Outpouring of support for Island Nursing Home
Lights, meals, notes, hearts
by Leslie Landrigan
December 11, 2020
Caption: Healthy Island Project Executive Director Rene Colson Hudson outside her office—and next to the blue cooler where people leave donations to the Island Nursing Home residents. Hudson has been inundated with offers of support for INH. Photo by Leslie Landrigan
When word got out that dozens of Island Nursing Home (INH) residents and staff tested positive for COVID-19, help quickly arrived from the island and peninsula.
People dropped off snacks and drinks for staff outside the INH, a Christmas gift drive was organized for the residents and the Northern Light Health system sent doctors, nurses and personal protective equipment (PPE).
“There’s a lot of good that’s come out of this,” Stonington Town Manager Kathleen Billings told the select board on December 7.
But tragedy has come out of it as well. Five residents who tested positive for COVID-19 have died.
“The community has been just a tremendous support,” INH Executive Director Matthew Trombley said in a December 8 podcast by the Island Health and Wellness Foundation. “To have that instantaneous community support when this event occurred was just amazing.“
People have put up banners, Christmas lights and cut-out hearts. They’ve sent letters and pictures to the nursing home.
Pam Dewell, Barrett Gray and Oriana Wuerth organized a meal train through which people drop off meals for nearly a dozen volunteers and staff working long hours and staying away from home. Healthy Island Project (HIP) is accepting donations to pay for adding the INH staff to its Thursday meal-delivery program and takeout meals for nights without a volunteer meal.
“This community just blows me away,” said Rene Colson Hudson, HIP executive director, on a December 8 Zoom call.
Healthy Island Project is also collecting gifts for nursing residents in a large blue cooler outside its office at 304 Sunset Road. Residents have requested such items as art and craft supplies, slippers, small puzzles and postage stamps. For a complete list, check HIP’s Facebook page facebook.com/healthyislandproject.
Trombley said people can help by doing their part to prevent virus spread. That means no gatherings over the Christmas holidays outside of the immediate household.
“Those are the sacrifices we have to make,” he said in a December 8 Zoom call. “It’s not going to be the Christmas we want it to be.”
The nursing home has also received institutional and government support, including the Maine Center for Disease Control and Prevention, the Department of Health and Human Services, the Maine National Guard and the Northern Light Health system. Northern Light’s Blue Hill and Maine Coast hospitals sent doctors, nurses and personal protective equipment, according to John Ronan, the hospitals’ president, in a November 30 Zoom call.

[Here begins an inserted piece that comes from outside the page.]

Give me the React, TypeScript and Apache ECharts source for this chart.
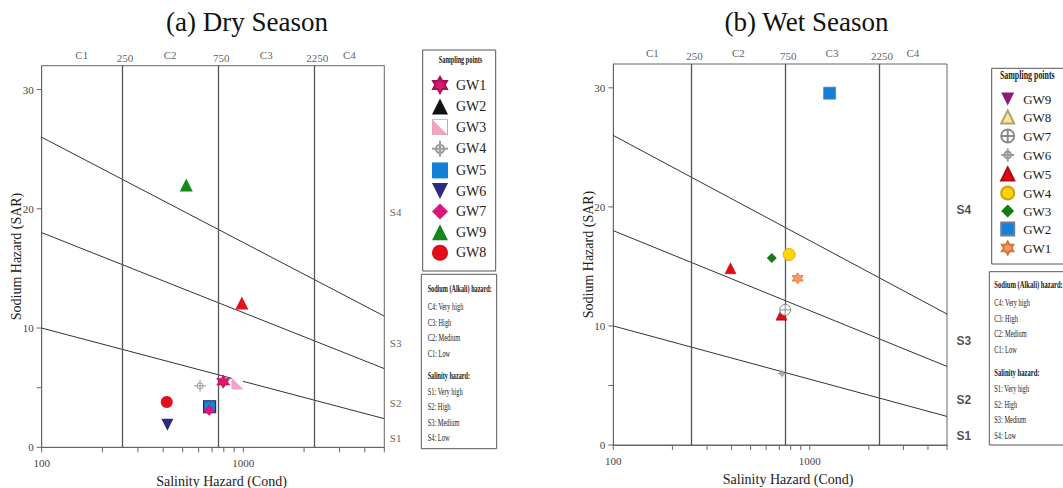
import React, { useEffect, useRef } from "react";
import * as echarts from "echarts";

// Axis extents
const COND_MIN = 100;
const COND_MAX = 5000;
const SAR_MIN = 0;
const SAR_MAX = 32;

// Salinity class breaks (EC) and the class names written above the plot
const salinityBreaks = [250, 750, 2250];
const salinityClasses = ["C1", "C2", "C3", "C4"];
const salinityClassAt = [158, 433, 1299, 3354];

// Sodium class names written right of the plot, at these SAR heights
const sodiumClasses = ["S4", "S3", "S2", "S1"];
const sodiumClassAt = [19.7, 8.75, 3.75, 0.75];

// Sodium class boundary lines, end points [EC, SAR]
const boundaryS1S2 = [[100, 10], [5000, 2.4]];
const boundaryS2S3 = [[100, 18], [5000, 6.6]];
const boundaryS3S4 = [[100, 26], [5000, 11]];

// Tick positions
const condTicks = [100, 200, 300, 400, 500, 600, 700, 800, 900, 1000, 2000, 3000, 4000, 5000];
const condLabels = [100, 1000];
const sarTicks = [0, 5, 10, 20, 30];

// Dry season samples
const dryWells = ["GW1", "GW2", "GW3", "GW4", "GW5", "GW6", "GW7", "GW9", "GW8"];
const dryEC = [795, 983, 935, 610, 680, 420, 677, 521, 417];
const drySAR = [5.5, 12.1, 5.35, 5.15, 3.4, 1.9, 3.1, 22.0, 3.8];

// Wet season samples (GW9 has no plotted value)
const wetWells = ["GW9", "GW8", "GW7", "GW6", "GW5", "GW4", "GW3", "GW2", "GW1"];
const wetEC: (number | null)[] = [null, 718, 750, 723, 395, 786, 641, 1263, 868];
const wetSAR: (number | null)[] = [null, 10.95, 11.35, 6.0, 14.85, 16.0, 15.7, 29.55, 14.0];

// Hazard key texts
const alkaliHeader = "Sodium (Alkali) hazard:";
const alkaliHazard = ["C4: Very high", "C3: High", "C2: Medium", "C1: Low"];
const salinityHeader = "Salinity hazard:";
const salinityHazard = ["S1: Very high", "S2: High", "S3: Medium", "S4: Low"];

// Marker shapes
const STAR6 =
  "path://M50,0L64.43,25L93.3,25L78.87,50L93.3,75L64.43,75L50,100L35.57,75L6.7,75L21.13,50L6.7,25L35.57,25Z";
const DOWN_TRI = "path://M0,0L100,0L50,100Z";
const CROSS_SMALL =
  "path://M0,50L100,50M50,0L50,100M24,50A26,26 0 1,1 76,50A26,26 0 1,1 24,50Z";
const CROSS_CIRCLE =
  "path://M0,50A50,50 0 1,1 100,50A50,50 0 1,1 0,50ZM0,50L100,50M50,0L50,100";
const splitSquareSvg =
  '<svg xmlns="http://www.w3.org/2000/svg" width="40" height="40" viewBox="0 0 40 40">' +
  '<rect x="1" y="1" width="38" height="38" fill="#ffffff" stroke="#9b9b9b" stroke-width="2"/>' +
  '<polygon points="1,1 1,39 39,39" fill="#f4a3c3"/></svg>';
const SPLIT_SQUARE = "image://data:image/svg+xml;charset=utf-8," + encodeURIComponent(splitSquareSvg);

type Mark = {
  symbol: string;
  size: number;
  color: string;
  border?: string;
  bw?: number;
  pointColor?: string;
  pointBorder?: string;
  pointBw?: number;
};

const dryMarks: Record<string, Mark> = {
  GW1: { symbol: STAR6, size: 13, color: "#d9176f", border: "#a80f52", bw: 0.6 },
  GW2: { symbol: "triangle", size: 13, color: "#111111", pointColor: "#e2131c" },
  GW3: { symbol: SPLIT_SQUARE, size: 12, color: "#f4a3c3" },
  GW4: { symbol: CROSS_SMALL, size: 12, color: "rgba(0,0,0,0)", border: "#9a9a9a", bw: 1 },
  GW5: { symbol: "rect", size: 12, color: "#1580d8", pointBorder: "#1d2b55", pointBw: 1.2 },
  GW6: { symbol: DOWN_TRI, size: 12, color: "#2c2a80" },
  GW7: { symbol: "diamond", size: 11, color: "#d8167b" },
  GW9: { symbol: "triangle", size: 13, color: "#14881d" },
  GW8: { symbol: "circle", size: 12, color: "#e0101a" },
};

const wetMarks: Record<string, Mark> = {
  GW9: { symbol: DOWN_TRI, size: 11, color: "#8c1a7d" },
  GW8: {
    symbol: "triangle", size: 11, color: "#fbe6a0", border: "#b9a267", bw: 0.8,
    pointColor: "#e00a15", pointBorder: "#9c0810", pointBw: 0.6,
  },
  GW7: { symbol: CROSS_CIRCLE, size: 11, color: "#ffffff", border: "#8a8a8a", bw: 1 },
  GW6: { symbol: CROSS_SMALL, size: 8, color: "rgba(0,0,0,0)", border: "#9a9a9a", bw: 1 },
  GW5: { symbol: "triangle", size: 11, color: "#e00a15", border: "#b00710", bw: 0.5 },
  GW4: { symbol: "circle", size: 12, color: "#ffd400", border: "#d19f10", bw: 0.8 },
  GW3: { symbol: "diamond", size: 10, color: "#137a14" },
  GW2: { symbol: "rect", size: 12, color: "#1580d8", border: "#6e7e98", bw: 0.8 },
  GW1: { symbol: STAR6, size: 11, color: "#f7985e", border: "#d47538", bw: 0.8 },
};

const SERIF = "Liberation Serif";
const LINE_COLOR = "#333";
const FRAME_COLOR = "#666";

function wellSeries(
  prefix: string,
  wells: string[],
  ec: (number | null)[],
  sar: (number | null)[],
  marks: Record<string, Mark>,
  idx: number
) {
  return wells.map((w, i) => {
    const m = marks[w];
    const item: any = ec[i] == null ? null : { value: [ec[i], sar[i]] };
    if (item && (m.pointColor || m.pointBorder)) {
      item.itemStyle = {
        color: m.pointColor ?? m.color,
        borderColor: m.pointBorder ?? m.border ?? m.pointColor ?? m.color,
        borderWidth: m.pointBw ?? m.bw ?? 0,
      };
    }
    return {
      type: "scatter",
      name: prefix + w,
      xAxisIndex: idx,
      yAxisIndex: idx,
      symbol: m.symbol,
      symbolSize: m.size,
      data: item ? [item] : [],
      itemStyle: {
        color: m.color,
        borderColor: m.border ?? m.color,
        borderWidth: m.bw ?? 0,
        opacity: 1,
      },
      emphasis: { disabled: true },
      z: 5,
    };
  });
}

function boundarySeries(idx: number) {
  const lines = [boundaryS1S2, boundaryS2S3, boundaryS3S4];
  return lines.map((d, k) => ({
    type: "line",
    xAxisIndex: idx,
    yAxisIndex: idx,
    data: d,
    showSymbol: false,
    symbol: "none",
    silent: true,
    lineStyle: { color: LINE_COLOR, width: 1 },
    z: 3,
    markLine:
      k === 0
        ? {
            silent: true,
            symbol: ["none", "none"],
            label: { show: false },
            lineStyle: { color: "#555", width: 1.3, type: "solid" },
            data: salinityBreaks.map((v) => ({ xAxis: v })),
          }
        : undefined,
  }));
}

function tickSeries(idx: number) {
  const data = [
    ...condTicks.map((v) => [v, SAR_MIN, 0]),
    ...sarTicks.map((v) => [COND_MIN, v, 1]),
  ];
  return {
    type: "custom",
    xAxisIndex: idx,
    yAxisIndex: idx,
    silent: true,
    clip: false,
    z: 4,
    encode: { x: 0, y: 1 },
    data,
    renderItem: (_params: any, api: any) => {
      const p = api.coord([api.value(0), api.value(1)]);
      const onY = api.value(2) === 1;
      return {
        type: "line",
        shape: onY
          ? { x1: p[0] - 5, y1: p[1], x2: p[0], y2: p[1] }
          : { x1: p[0], y1: p[1], x2: p[0], y2: p[1] + 5 },
        style: { stroke: FRAME_COLOR, lineWidth: 1 },
      };
    },
  };
}

function labelSeries(idx: number, sodiumLabel: any) {
  const base = {
    type: "scatter",
    xAxisIndex: idx,
    yAxisIndex: idx,
    symbolSize: 1,
    itemStyle: { color: "rgba(0,0,0,0)" },
    silent: true,
    clip: false,
    emphasis: { disabled: true },
    z: 4,
  };
  return [
    {
      ...base,
      data: salinityClasses.map((c, i) => ({ name: c, value: [salinityClassAt[i], SAR_MAX] })),
      label: {
        show: true, position: "top", distance: 5, formatter: "{b}",
        fontFamily: SERIF, fontSize: 11, color: "#333",
      },
    },
    {
      ...base,
      data: salinityBreaks.map((v) => ({ name: String(v), value: [v, SAR_MAX] })),
      label: {
        show: true, position: "top", distance: 2, offset: [3, 0], formatter: "{b}",
        fontFamily: SERIF, fontSize: 11, color: "#333",
      },
    },
    {
      ...base,
      data: sodiumClasses.map((c, i) => ({ name: c, value: [COND_MAX, sodiumClassAt[i]] })),
      label: { show: true, position: "right", formatter: "{b}", ...sodiumLabel },
    },
  ];
}

function makeXAxis(idx: number, nameShift: number) {
  return {
    gridIndex: idx,
    type: "log",
    logBase: 10,
    min: COND_MIN,
    max: COND_MAX,
    axisLine: { show: true, onZero: false, lineStyle: { color: FRAME_COLOR } },
    axisTick: { show: false },
    splitLine: { show: false },
    axisLabel: {
      margin: 10,
      fontFamily: SERIF,
      fontSize: 11,
      color: "#444",
      formatter: (v: number) => {
        const hit = condLabels.find((c) => Math.abs(c - v) < 1e-6 * c);
        return hit ? String(hit) : "";
      },
    },
    name: "Salinity Hazard (Cond)",
    nameLocation: "middle",
    nameGap: 27,
    nameTextStyle: {
      fontFamily: SERIF, fontSize: 14, color: "#222",
      padding: [0, 0, 0, nameShift],
    },
  };
}

function makeYAxis(idx: number, gap: number) {
  return {
    gridIndex: idx,
    type: "value",
    min: SAR_MIN,
    max: SAR_MAX,
    interval: 10,
    axisLine: { show: true, onZero: false, lineStyle: { color: FRAME_COLOR } },
    axisTick: { show: false },
    splitLine: { show: false },
    axisLabel: {
      margin: 8,
      fontFamily: SERIF,
      fontSize: 11,
      color: "#444",
      formatter: (v: number) => (v % 10 === 0 ? String(v) : ""),
    },
    name: "Sodium Hazard (SAR)",
    nameLocation: "middle",
    nameGap: gap,
    nameMoveOverlap: false,
    nameTextStyle: { fontFamily: SERIF, fontSize: 14, color: "#222" },
  };
}

function keyTexts(x: number, top: number, header2Y: number, step: number, headScale: number, bodyScale: number) {
  const els: any[] = [];
  const head = (text: string, y: number) => ({
    type: "text", x, y, scaleX: headScale, silent: true,
    style: { text, font: `bold 11px "${SERIF}"`, fill: "#222", align: "left", verticalAlign: "middle" },
  });
  const body = (text: string, y: number) => ({
    type: "text", x, y, scaleX: bodyScale, silent: true,
    style: { text, font: `11px "${SERIF}"`, fill: "#222", align: "left", verticalAlign: "middle" },
  });
  els.push(head(alkaliHeader, top));
  alkaliHazard.forEach((t, i) => els.push(body(t, top + 18.5 + i * step)));
  els.push(head(salinityHeader, header2Y));
  salinityHazard.forEach((t, i) => els.push(body(t, header2Y + 16 + i * step)));
  return els;
}

const box = (x: number, y: number, w: number, h: number) => ({
  type: "rect",
  silent: true,
  shape: { x, y, width: w, height: h },
  style: { fill: "none", stroke: "#555", lineWidth: 1 },
});

const gridBase = {
  show: true,
  borderColor: FRAME_COLOR,
  borderWidth: 1,
  containLabel: false,
  outerBoundsMode: "none",
};

const option: any = {
  animation: false,
  backgroundColor: "#ffffff",
  grid: [
    { ...gridBase, left: 41.7, top: 65.7, width: 342.6, height: 381.6 },
    { ...gridBase, left: 613.3, top: 64, width: 333.7, height: 381 },
  ],
  xAxis: [makeXAxis(0, 17), makeXAxis(1, 16)],
  yAxis: [makeYAxis(0, 18.5), makeYAxis(1, 18)],
  legend: [
    {
      data: dryWells.map((w) => "d-" + w),
      formatter: (n: string) => n.slice(2),
      orient: "vertical",
      left: 431,
      top: 76,
      padding: 0,
      itemWidth: 16,
      itemHeight: 16,
      itemGap: 4.6,
      selectedMode: false,
      textStyle: { fontFamily: SERIF, fontSize: 14, lineHeight: 16, color: "#222", padding: [0, 0, 0, 3] },
    },
    {
      data: wetWells.map((w) => "w-" + w),
      formatter: (n: string) => n.slice(2),
      orient: "vertical",
      left: 1000.2,
      top: 92.5,
      padding: 0,
      itemWidth: 13,
      itemHeight: 13,
      itemGap: 4.0,
      selectedMode: false,
      textStyle: { fontFamily: SERIF, fontSize: 13, lineHeight: 13, color: "#222", padding: [0, 0, 0, 4] },
    },
  ],
  graphic: {
    elements: [
      {
        type: "text", x: 247, y: 22, silent: true,
        style: { text: "(a) Dry Season", font: `27px "${SERIF}"`, fill: "#111", align: "center", verticalAlign: "middle" },
      },
      {
        type: "text", x: 806.5, y: 22, silent: true,
        style: { text: "(b) Wet Season", font: `27px "${SERIF}"`, fill: "#111", align: "center", verticalAlign: "middle" },
      },
      box(422.7, 50, 73, 221),
      box(421.3, 274.3, 75.4, 174.4),
      box(991.7, 68.3, 80, 195.7),
      box(989.3, 271.7, 80, 173.3),
      {
        type: "text", x: 460.5, y: 59.3, scaleX: 0.57, silent: true,
        style: { text: "Sampling points", font: `bold 11px "${SERIF}"`, fill: "#222", align: "center", verticalAlign: "middle" },
      },
      {
        type: "text", x: 1027.3, y: 75, scaleX: 0.66, silent: true,
        style: { text: "Sampling points", font: `bold 12px "${SERIF}"`, fill: "#222", align: "center", verticalAlign: "middle" },
      },
      ...keyTexts(427.7, 288.3, 375.3, 15.5, 0.56, 0.58),
      ...keyTexts(994.3, 284, 372.7, 15.5, 0.6, 0.58),
    ],
  },
  series: [
    ...boundarySeries(0),
    ...boundarySeries(1),
    tickSeries(0),
    tickSeries(1),
    ...labelSeries(0, { distance: 5, fontFamily: SERIF, fontSize: 11, color: "#333" }),
    ...labelSeries(1, { distance: 9, fontFamily: "Liberation Sans", fontWeight: "bold", fontSize: 12, color: "#222" }),
    ...wellSeries("d-", dryWells, dryEC, drySAR, dryMarks, 0),
    ...wellSeries("w-", wetWells, wetEC, wetSAR, wetMarks, 1),
  ],
};

export default function App() {
  const ref = useRef<HTMLDivElement>(null);
  useEffect(() => {
    const chart = echarts.init(ref.current!, undefined, { renderer: "svg" });
    chart.setOption(option);
    return () => chart.dispose();
  }, []);
  return (
    <div
      ref={ref}
      style={{ position: "fixed", left: 0, top: 0, width: 1063, height: 488, background: "#fff" }}
    />
  );
}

Northern Light Homecare & Hospice has helped with testing and staffing, according to Dr. James Jarvis, Northern Light medical specialist, on a December 2 Zoom call.
Kelley Columber, Northern Light spokesperson, said in a statement that Northern Light’s COVID-19 rapid response experts offered to provide guidance to INH, which is not a Northern Light facility.
“Blue Hill and Maine Coast hospitals continue to work cooperatively with INH, Hancock County Emergency Management Services, and Maine CDC to help INH provide the best care possible for its residents and staff as we continue to provide care and testing for our communities around the peninsula,” she said.